Problem description: Each line from the start of the records below through the line that contains "(E) at (52,220)" should be printed exactly. Pictures are omitted.

#####

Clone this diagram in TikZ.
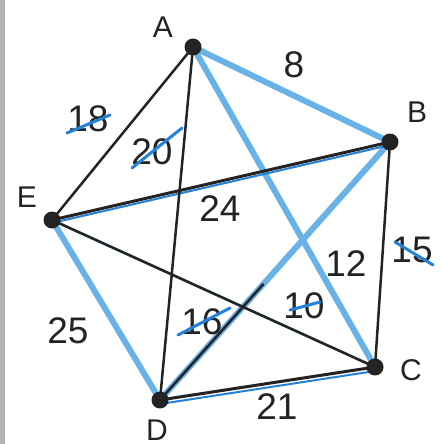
\documentclass[tikz,border=0pt]{standalone}
\usepackage{fontspec}
\setmainfont{Liberation Sans}
\usetikzlibrary{calc, backgrounds}
\definecolor{hl}{RGB}{105,178,232}
\definecolor{hldark}{RGB}{35,130,215}
\definecolor{ink}{RGB}{35,35,35}

\begin{document}
\begin{tikzpicture}[
    x=1pt, y=-1pt,
    vertex/.style={circle, fill=ink, inner sep=0pt, minimum size=17pt},
    vname/.style={font=\fontsize{30}{32}\selectfont, text=ink},
    weight/.style={font=\fontsize{37}{39}\selectfont, text=ink},
    plain/.style={draw=ink, line width=2.5pt},
    marked/.style={draw=hl, line width=6pt, line cap=round},
    trace/.style={draw=hldark, line width=2pt, line cap=round},
    strike/.style={draw=hldark, line width=3pt, line cap=round}
]
\useasboundingbox (0,0) rectangle (440,444);
\fill[black!30] (0,0) rectangle (5,444);

% vertices
\node[vertex] (A) at (193,47) {};
\node[vertex] (B) at (390,142) {};
\node[vertex] (C) at (375,367) {};
\node[vertex] (D) at (160,400) {};
\node[vertex] (E) at (52,220) {};

\node[vname] (nA) at (163,27) {A};
\node[vname] (nB) at (417,112) {B};
\node[vname] (nC) at (411,370) {C};
\node[vname] (nD) at (157,430) {D};
\node[vname] (nE) at (27,197) {E};

\begin{scope}[on background layer]
% highlighted edges
\draw[marked] (A.center) -- (B.center);
\draw[marked] (A.center) -- (C.center);
\draw[marked] (E.center) -- (D.center);
\draw[marked] (B.center) -- (D.center);
\draw[marked, line width=3pt, opacity=0.5] (E.center) -- (C.center);
\draw[trace] ([yshift=-3pt]E.center) -- ([yshift=-3pt]B.center);
\draw[trace] ([yshift=-4pt]D.center) -- ([yshift=-4pt]C.center);

% plain edges
\draw[plain] (A.center) -- (E.center);
\draw[plain] (A.center) -- (D.center);
\draw[plain, line width=3pt] (E.center) -- (B.center);
\draw[plain] (B.center) -- (C.center);
\draw[plain] (E.center) -- (C.center);
\draw[plain, line width=3pt] (D.center) -- (C.center);
\draw[plain] ($(B)!0.55!(D)$) -- (D.center);
\end{scope}

% weights
\node[weight] (w8) at (294,65) {8};
\node[weight] (w18) at (88,119) {18};
\node[weight] (w20) at (152,152) {20};
\node[weight] (w24) at (220,209) {24};
\node[weight] (w12) at (346,264) {12};
\node[weight] (w15) at (412,250) {15};
\node[weight] (w10) at (304,306) {10};
\node[weight] (w16) at (202,322) {16};
\node[weight] (w25) at (68,331) {25};
\node[weight] (w21) at (277,407) {21};

% crossed out weights
\draw[strike] ([shift={(-21pt,-14pt)}]w18.center) -- ([shift={(22pt,4pt)}]w18.center);
\draw[strike] ([shift={(-20pt,-16pt)}]w20.center) -- ([shift={(30pt,24pt)}]w20.center);
\draw[strike] ([shift={(-17pt,8pt)}]w15.center) -- ([shift={(21pt,-15pt)}]w15.center);
\draw[strike] ([shift={(-14pt,-4pt)}]w10.center) -- ([shift={(16pt,4pt)}]w10.center);
\draw[strike] ([shift={(-24pt,-13pt)}]w16.center) -- ([shift={(28pt,14pt)}]w16.center);
\end{tikzpicture}
\end{document}
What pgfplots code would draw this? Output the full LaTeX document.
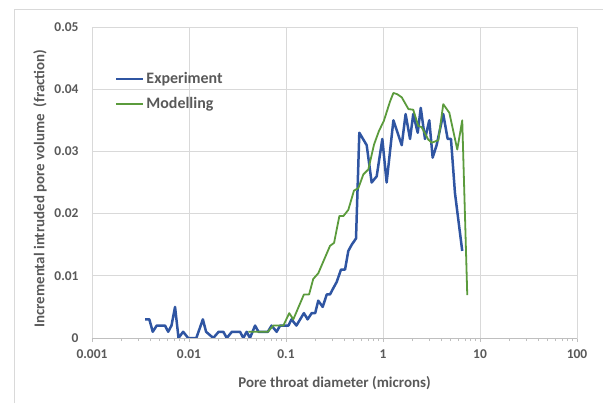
\documentclass[border=0pt]{standalone}
\usepackage{pgfplots}
\pgfplotsset{compat=1.18}
\usepackage{fontspec}
\setmainfont{Carlito}
\definecolor{txt}{HTML}{595959}
\definecolor{gridc}{HTML}{D9D9D9}
\definecolor{axc}{HTML}{BFBFBF}
\definecolor{expblue}{HTML}{2F55A2}
\definecolor{modgreen}{HTML}{5B9B3C}
\begin{document}
\begin{tikzpicture}[x=1bp,y=1bp]
\useasboundingbox (0,0) rectangle (603,403);
\draw[gridc, line width=0.75bp] (14,0) -- (14,394) -- (603,394);
\begin{axis}[at={(92bp,65bp)}, anchor=south west, scale only axis,
  width=485bp, height=311bp,
  xmode=log, xmin=0.001, xmax=100, ymin=0, ymax=0.05,
  xtick={0.001,0.01,0.1,1,10,100}, xticklabels={0.001,0.01,0.1,1,10,100},
  ytick={0,0.01,0.02,0.03,0.04,0.05}, yticklabels={0,0.01,0.02,0.03,0.04,0.05},
  scaled y ticks=false,
  grid=major, major grid style={draw=gridc, line width=0.75bp},
  axis line style={draw=gridc, line width=0.75bp},
  tick align=outside, xtick pos=bottom, ytick pos=left,
  ytick style={draw=none},
  xtick style={draw=axc, line width=0.75bp},
  major tick length=4bp, minor tick length=3bp,
  tick label style={font=\bfseries\fontsize{13.5}{15}\selectfont, text=txt},
  yticklabel style={anchor=east, xshift=-6bp},
  xticklabel style={anchor=north, yshift=-4bp},
  xlabel={Pore throat diameter (microns)},
  ylabel={Incremental intruded pore volume\ \ (fraction)},
  label style={font=\bfseries\fontsize{15}{17}\selectfont, text=txt},
  xlabel style={at={(axis description cs:0.5,-0.1447)}, anchor=center},
  ylabel style={at={(axis description cs:-0.1072,0.48)}, anchor=center},
  legend style={at={(axis description cs:0.047,0.86)}, anchor=north west,
    draw=none, fill=none, font=\bfseries\fontsize{16}{17}\selectfont, text=txt,
    row sep=8bp, inner sep=0pt},
  legend cell align=left,
  legend image code/.code={\draw[#1] (0bp,0bp) -- (27bp,0bp);},
]
\addplot[expblue, line width=2.5bp, line join=round] coordinates {
(0.00352,0.003) (0.0039,0.003) (0.00423,0.001) (0.00465,0.002) (0.00566,0.002)
(0.0061,0.001) (0.0066,0.002) (0.00718,0.005) (0.0078,0.0) (0.0087,0.001)
(0.0098,0.0) (0.0119,0.0) (0.0139,0.003) (0.0150,0.001) (0.0178,0.0)
(0.0202,0.001) (0.0226,0.001) (0.0245,0.0) (0.0277,0.001) (0.0336,0.001)
(0.0363,0.0) (0.0393,0.001) (0.0425,0.0) (0.048,0.002) (0.052,0.001)
(0.065,0.001) (0.071,0.002) (0.080,0.001) (0.087,0.002) (0.106,0.002)
(0.114,0.003) (0.128,0.002) (0.153,0.004) (0.167,0.003) (0.184,0.004)
(0.2,0.004) (0.215,0.006) (0.239,0.005) (0.263,0.007) (0.284,0.007)
(0.307,0.008) (0.333,0.009) (0.369,0.011) (0.406,0.011) (0.439,0.014)
(0.476,0.015) (0.527,0.016) (0.57,0.033) (0.679,0.031) (0.764,0.025)
(0.861,0.026) (0.984,0.032) (1.09,0.025) (1.28,0.035) (1.56,0.031)
(1.71,0.036) (1.90,0.032) (2.05,0.036) (2.28,0.033) (2.45,0.037)
(2.71,0.032) (3.0,0.035) (3.25,0.029) (3.57,0.031) (4.18,0.036)
(4.64,0.032) (5.02,0.032) (5.52,0.0233) (6.56,0.014)
};
\addlegendentry{Experiment}
\addplot[modgreen, line width=1.8bp, line join=round] coordinates {
(0.041,0.001) (0.065,0.001) (0.074,0.002) (0.094,0.002) (0.108,0.004)
(0.119,0.003) (0.153,0.007) (0.173,0.007) (0.191,0.0095) (0.215,0.0104)
(0.284,0.0148) (0.313,0.0153) (0.355,0.0196) (0.39,0.0196) (0.439,0.0206)
(0.502,0.0237) (0.557,0.0241) (0.627,0.0263) (0.706,0.0271) (0.808,0.0311)
(0.909,0.0333) (1.02,0.0349) (1.18,0.038) (1.28,0.0394) (1.40,0.0392)
(1.56,0.0387) (1.83,0.0368) (2.05,0.0367) (2.31,0.0341) (2.5,0.0339)
(2.93,0.0319) (3.18,0.0314) (3.72,0.0318) (4.18,0.0376) (4.83,0.0362)
(5.83,0.0303) (6.56,0.035) (7.39,0.0069)
};
\addlegendentry{Modelling}
\draw[axc, line width=0.75bp] (rel axis cs:0,0) -- (rel axis cs:1,0);
\end{axis}
\end{tikzpicture}
\end{document}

#####

Written response:
Clone this diagram in TikZ.
\documentclass[tikz,border=0pt]{standalone}
\usepackage{fontspec}
\setmainfont{Liberation Sans}
\usetikzlibrary{calc, backgrounds}
\definecolor{hl}{RGB}{105,178,232}
\definecolor{hldark}{RGB}{35,130,215}
\definecolor{ink}{RGB}{35,35,35}

\begin{document}
\begin{tikzpicture}[
    x=1pt, y=-1pt,
    vertex/.style={circle, fill=ink, inner sep=0pt, minimum size=17pt},
    vname/.style={font=\fontsize{30}{32}\selectfont, text=ink},
    weight/.style={font=\fontsize{37}{39}\selectfont, text=ink},
    plain/.style={draw=ink, line width=2.5pt},
    marked/.style={draw=hl, line width=6pt, line cap=round},
    trace/.style={draw=hldark, line width=2pt, line cap=round},
    strike/.style={draw=hldark, line width=3pt, line cap=round}
]
\useasboundingbox (0,0) rectangle (440,444);
\fill[black!30] (0,0) rectangle (5,444);

% vertices
\node[vertex] (A) at (193,47) {};
\node[vertex] (B) at (390,142) {};
\node[vertex] (C) at (375,367) {};
\node[vertex] (D) at (160,400) {};
\node[vertex] (E) at (52,220) {};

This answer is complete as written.